Now a group of Australian researchers has published data that might point the way to an alternative - and potentially cheaper - way to fight the next major outbreak.

Led by Ian Clark of the Australian National University (ANU), the researchers used gemfibrozil, a drug already approved for human use as a cholesterol-lowering medication, to treat mice infected with a potent influenza virus.

The team reports a doubling in survival rates for infected mice when they were given a course of gemfibrozil, starting four days after they became infected.

According to ANU postdoctoral fellow Lisa Alleva, who is an author on the paper, gemfibrozil was chosen because as well as having cholesterol-lowering properties, it is known to have anti-inflammatory effects and reduces immune system particles called "proinflammatory cytokines".

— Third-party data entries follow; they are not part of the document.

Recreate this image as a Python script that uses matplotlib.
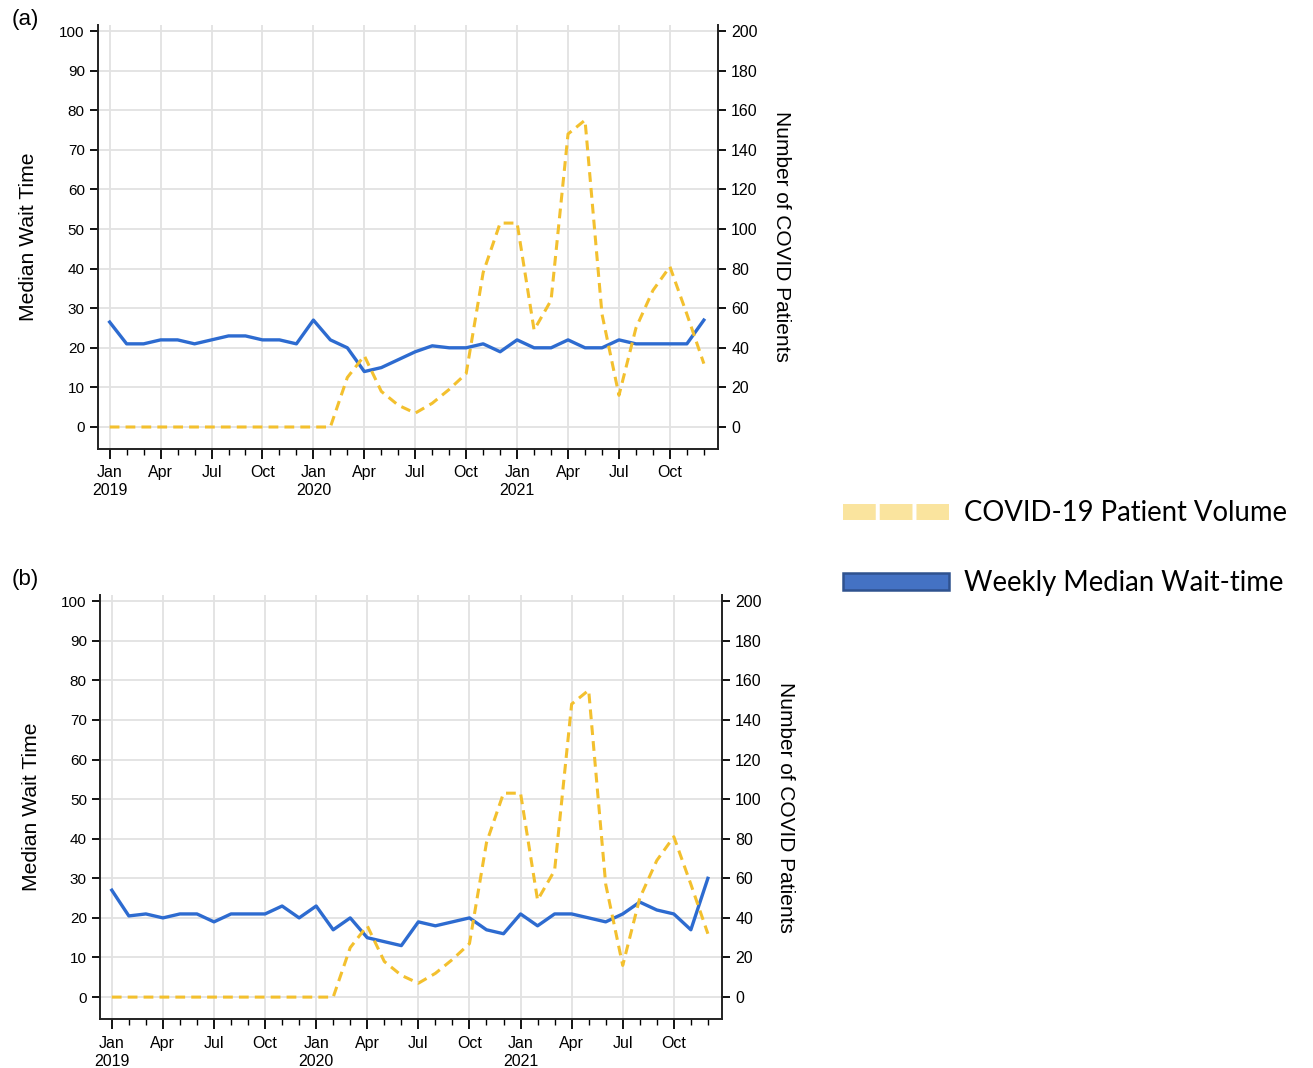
import matplotlib
matplotlib.use("Agg")
import matplotlib.pyplot as plt
from matplotlib.lines import Line2D
from matplotlib.patches import Patch
from matplotlib.ticker import MultipleLocator

# monthly series, Jan 2019 .. Dec 2021
months = list(range(36))
tick_pos = list(range(0, 36, 3))
tick_labels = ["Jan\n2019", "Apr", "Jul", "Oct", "Jan\n2020", "Apr", "Jul", "Oct",
               "Jan\n2021", "Apr", "Jul", "Oct"]

wait_a = [26.5, 21, 21, 22, 22, 21, 22, 23, 23, 22, 22, 21,
          27, 22, 20, 14, 15, 17, 19, 20.5, 20, 20, 21, 19,
          22, 20, 20, 22, 20, 20, 22, 21, 21, 21, 21, 27]
wait_b = [27, 20.5, 21, 20, 21, 21, 19, 21, 21, 21, 23, 20,
          23, 17, 20, 15, 14, 13, 19, 18, 19, 20, 17, 16,
          21, 18, 21, 21, 20, 19, 21, 24, 22, 21, 17, 30]
covid = [0, 0, 0, 0, 0, 0, 0, 0, 0, 0, 0, 0,
         0, 0, 25, 36, 18, 11, 7, 12, 19, 27, 78, 103,
         103, 49, 64, 148, 155, 57, 16, 50, 69, 81, 57, 32]

BLUE = "#2d6bd0"; YEL = "#f3c02e"; GRID = "#e2e2e2"
plt.rcParams.update({"font.family": ["Liberation Sans", "DejaVu Sans"], "font.size": 11})

fig = plt.figure(figsize=(13.13, 10.68), dpi=100)

def panel(rect, wait, tag, tagy):
    ax = fig.add_axes(rect)
    ax.plot(months, wait, color=BLUE, lw=2.4, zorder=3)
    ax.set_xlim(-0.69, 35.83); ax.set_ylim(-5.5, 101.5)
    ax.set_yticks(range(0, 101, 10))
    ax.set_xticks(tick_pos); ax.set_xticklabels(tick_labels, fontsize=11.5, linespacing=1.25)
    ax.xaxis.set_minor_locator(MultipleLocator(1))
    ax.tick_params(axis="x", which="major", length=7, width=1.3, pad=5)
    ax.tick_params(axis="x", which="minor", length=4, width=1.0)
    ax.tick_params(axis="y", length=6, width=1.3, labelsize=11)
    ax.grid(True, color=GRID, lw=1.3, zorder=0)
    ax.set_axisbelow(True)
    for s in ["left", "bottom"]:
        ax.spines[s].set_linewidth(1.4); ax.spines[s].set_color("#222")
    ax.spines["top"].set_visible(False); ax.spines["right"].set_visible(False)
    ax.set_ylabel("Median Wait Time", fontsize=15.2, labelpad=15)
    ax2 = ax.twinx()
    ax2.plot(months, covid, color=YEL, lw=2.2, dashes=(3.2, 2.0), zorder=4)
    ax2.set_ylim(-11, 203); ax2.set_yticks(range(0, 201, 20))
    ax2.tick_params(axis="y", length=6, width=1.3, labelsize=11.5)
    for s in ["top", "left", "bottom"]:
        ax2.spines[s].set_visible(False)
    ax2.spines["right"].set_linewidth(1.4); ax2.spines["right"].set_color("#222")
    ax2.set_ylabel("Number of COVID Patients", fontsize=15.0, rotation=270, labelpad=24)
    fig.text(0.019, tagy, tag, fontsize=16, ha="center", va="center")
    return ax

panel([0.0746, 0.5798, 0.4722, 0.3967], wait_a, "(a)", 1 - 19 / 1068)
panel([0.0762, 0.0460, 0.4737, 0.3967], wait_b, "(b)", 1 - 580 / 1068)

handles = [Line2D([], [], color="#fae49e", lw=11.5, dashes=(2.05, 0.25), solid_capstyle="butt",
                  dash_capstyle="butt"),
           Patch(facecolor="#4472c4", edgecolor="#2f528f", lw=1.8)]
fig.legend(handles, ["COVID-19 Patient Volume", "Weekly Median Wait-time"],
           loc="center left", bbox_to_anchor=(843 / 1313, 1 - 548 / 1068),
           frameon=False, borderpad=0, borderaxespad=0, handlelength=3.85,
           handleheight=0.6, handletextpad=0.55, labelspacing=1.6,
           prop={"family": "Lato", "size": 19.8})

fig.savefig("out.png", dpi=100)
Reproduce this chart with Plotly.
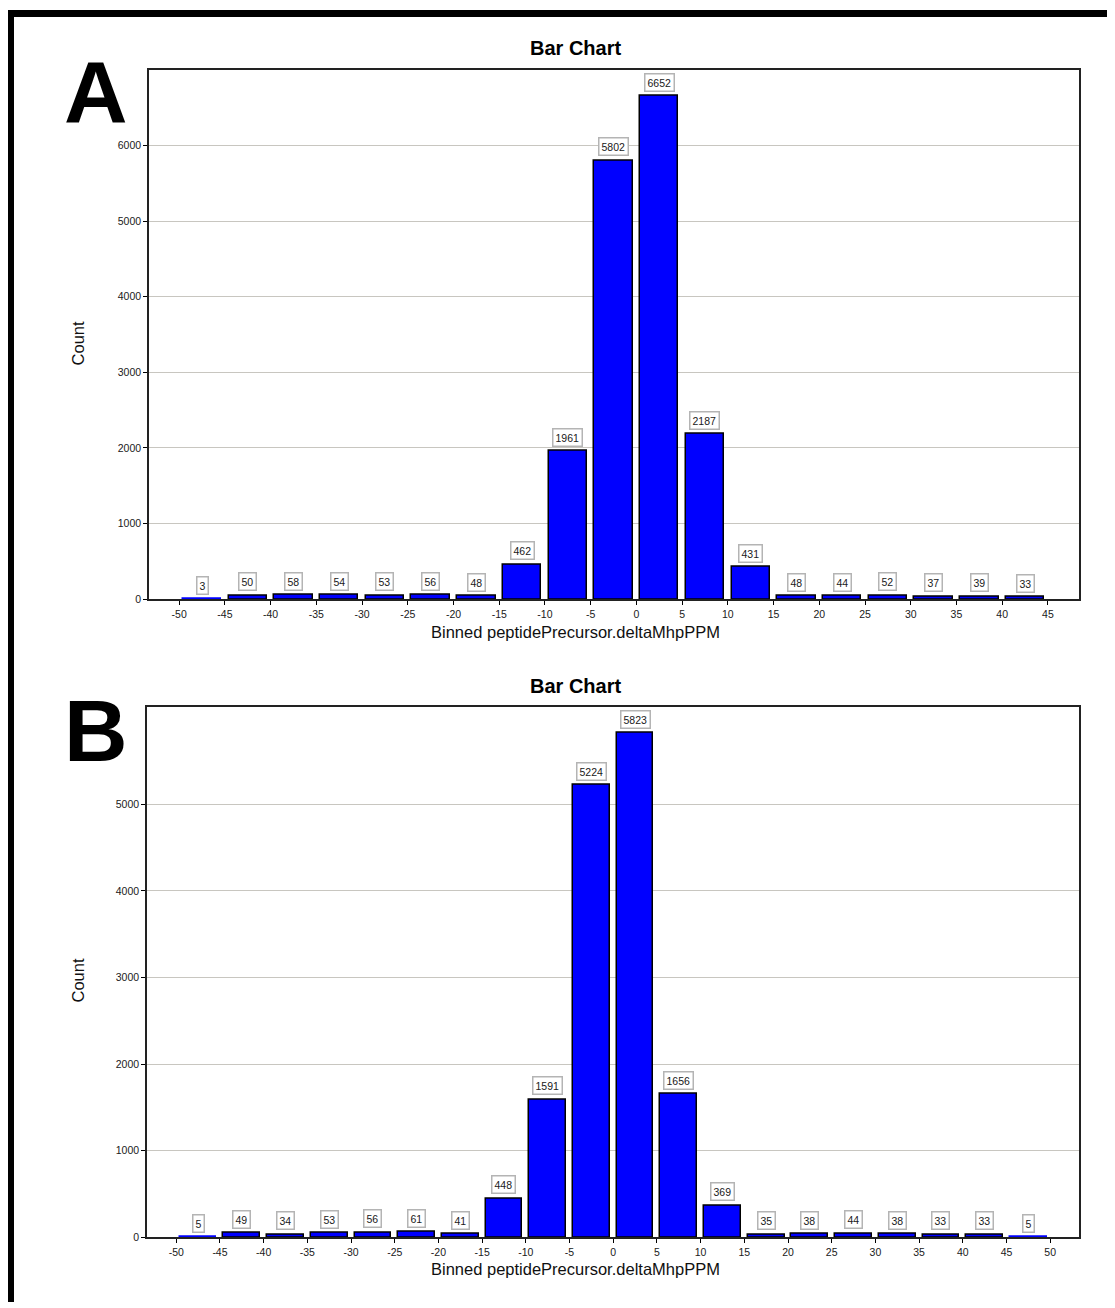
import plotly.graph_objects as go

# ---- data ----
bin_starts_a = [-50, -45, -40, -35, -30, -25, -20, -15, -10, -5, 0, 5, 10, 15, 20, 25, 30, 35, 40]
counts_a = [3, 50, 58, 54, 53, 56, 48, 462, 1961, 5802, 6652, 2187, 431, 48, 44, 52, 37, 39, 33]

bin_starts_b = [-50, -45, -40, -35, -30, -25, -20, -15, -10, -5, 0, 5, 10, 15, 20, 25, 30, 35, 40, 45]
counts_b = [5, 49, 34, 53, 56, 61, 41, 448, 1591, 5224, 5823, 1656, 369, 35, 38, 44, 38, 33, 33, 5]

x_ticks_a = list(range(-50, 50, 5))
x_ticks_b = list(range(-50, 55, 5))
y_ticks_a = [0, 1000, 2000, 3000, 4000, 5000, 6000]
y_ticks_b = [0, 1000, 2000, 3000, 4000, 5000]

x_title = "Binned peptidePrecursor.deltaMhpPPM"
y_title = "Count"
chart_title = "Bar Chart"

BIN = 5
OFF = 8  # page body margin in the browser
W, H = 1115 - OFF, 1308 - OFF
FONT = "Liberation Sans, Arial, sans-serif"


def px(x):
    return min(max((x - OFF) / W, 0), 1)


def py(y):
    return min(max(1 - (y - OFF) / H, 0), 1)


fig = go.Figure()


def add_panel(starts, counts, xa, ya):
    centers = [s + BIN / 2 for s in starts]
    line_cols = ["#0000ff" if c < 20 else "#000000" for c in counts]
    fig.add_trace(go.Bar(
        x=centers, y=counts, width=4.2,
        marker=dict(color="#0000ff", line=dict(color=line_cols, width=1.5)),
        xaxis=xa, yaxis=ya, showlegend=False, hoverinfo="x+y",
    ))
    for c, v in zip(centers, counts):
        fig.add_annotation(
            x=c, y=v, xref=xa, yref=ya, text=str(v), showarrow=False,
            yanchor="bottom", yshift=4,
            font=dict(family=FONT, size=10.5, color="#202020"),
            bgcolor="white", bordercolor="#b4b4b4", borderwidth=1.5, borderpad=2,
        )


add_panel(bin_starts_a, counts_a, "x", "y")
add_panel(bin_starts_b, counts_b, "x2", "y2")

axis_common = dict(
    showline=True, linecolor="#222222", linewidth=1.5, mirror=True,
    ticks="outside", ticklen=4, tickcolor="#000000", tickwidth=1,
    tickfont=dict(family=FONT, size=10.5, color="#202020"),
    zeroline=False,
)

fig.update_layout(
    width=W, height=H,
    margin=dict(l=0, r=0, t=0, b=0),
    paper_bgcolor="white", plot_bgcolor="white",
    bargap=0,
    xaxis=dict(domain=[px(149), px(1079)], anchor="y", range=[-53.3, 48.4],
               tickvals=x_ticks_a, ticktext=[str(t) for t in x_ticks_a],
               showgrid=False, **axis_common),
    yaxis=dict(domain=[py(602), py(70)], anchor="x", range=[0, 7000],
               tickvals=y_ticks_a, ticktext=[str(t) for t in y_ticks_a],
               showgrid=True, gridcolor="#c8c6c0", gridwidth=1, **axis_common),
    xaxis2=dict(domain=[px(147), px(1079)], anchor="y2", range=[-53.35, 53.3],
                tickvals=x_ticks_b, ticktext=[str(t) for t in x_ticks_b],
                showgrid=False, **axis_common),
    yaxis2=dict(domain=[py(1243), py(710)], anchor="x2", range=[0, 6125],
                tickvals=y_ticks_b, ticktext=[str(t) for t in y_ticks_b],
                showgrid=True, gridcolor="#c8c6c0", gridwidth=1, **axis_common),
)

# titles, axis titles and panel letters
for (ty, xty, cy, ly, letter) in [(48, 635, 345, 92, "A"), (689, 1275, 985, 734, "B")]:
    fig.add_annotation(x=px(575), y=py(ty), xref="paper", yref="paper", text="<b>" + chart_title + "</b>",
                       showarrow=False, font=dict(family=FONT, size=20, color="#000000"),
                       xanchor="center", yanchor="middle")
    fig.add_annotation(x=px(575), y=py(xty), xref="paper", yref="paper", text=x_title,
                       showarrow=False, font=dict(family=FONT, size=16.5, color="#101010"),
                       xanchor="center", yanchor="middle")
    fig.add_annotation(x=px(78), y=py(cy), xref="paper", yref="paper", text=y_title, textangle=-90,
                       showarrow=False, font=dict(family=FONT, size=16.5, color="#101010"),
                       xanchor="center", yanchor="middle")
    fig.add_annotation(x=px(96), y=py(ly), xref="paper", yref="paper", text="<b>" + letter + "</b>",
                       showarrow=False, font=dict(family=FONT, size=88, color="#000000"),
                       xanchor="center", yanchor="middle")

# outer black frame (top and left edges)
fig.add_shape(type="rect", xref="paper", yref="paper", x0=px(7), x1=1, y0=py(17), y1=py(10),
              fillcolor="black", line=dict(width=0), layer="above")
fig.add_shape(type="rect", xref="paper", yref="paper", x0=px(7), x1=px(14), y0=0, y1=py(10),
              fillcolor="black", line=dict(width=0), layer="above")

fig.write_html("out.html")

Cytokines are important signalling molecules in the body which, during an immune response, signal immune cells to travel to the site of an infection.

But a number of recent studies have reported pronounced increases in proinflammatory cytokines after infection with potent influenza viruses. This has led many in the scientific community to suggest the high mortality associated with viruses such as avian flu might in fact be the result of a massive immune system overreaction - a so-called cytokine storm - which in turn triggers further inflammation, lung damage and even death.

Hence, the ANU team, rather than targeting the virus itself, set out to target the hypothesised immune system overreaction with an immune-modulating drug.

"We trawled through the literature believing that influenza mortality is primarily caused by an over-exuberant immune response," explains Alleva. "We looked for pre-existing drugs used in human populations that may have side effects which were anti-inflammatory.

"When we tried gemfibrozil, it worked so well, we ran with it."

In the paper - published in the journal Antimicrobial Agents and Chemotherapy (2007;51(8):2965-2968 - the researchers suggest that if this principle translates to patients, "a drug already approved for human use... might be adapted relatively fast for use against influenza, conceivably including human infection with a derivative of the avian H5N1 strain".

If this turns out to be true, governments across the world might have reason to breathe a sigh of relief. Current pandemic planning has largely involved stockpiling the expensive antiviral drugs Tamiflu and Relenza. These would almost certainly have to be rationed to workers in critical industries and other key figures, even in the nations that could afford them; they would probably not be available at all to the bulk of people in the world's poorest countries.

Existing planning also assumes that as soon as the precise nature of the infectious agent was known, work would start to develop a vaccine. However, this would take months before it was available, and mass vaccination programs would be a logistical challenge.

According to Alleva, the benefits of gemfibrozil - if it worked in humans - could be substantial.

"It's been used in the human population for 20 years, hence there is a very long safety record," she says.

"There are generic brands which are off-patent, so they are cheap. They are produced all around the world and are likely to be available where they will be most needed."

Additionally, the team's data suggests that enhanced survival does not depend on giving gemfibrozil before the onset of the illness, or even in the very early days, as is the case with antivirals.

Alleva says this is important "because we appreciate there are early immune responses which are protective". The time delay might be crucial in a pandemic where "it's going to be crazy".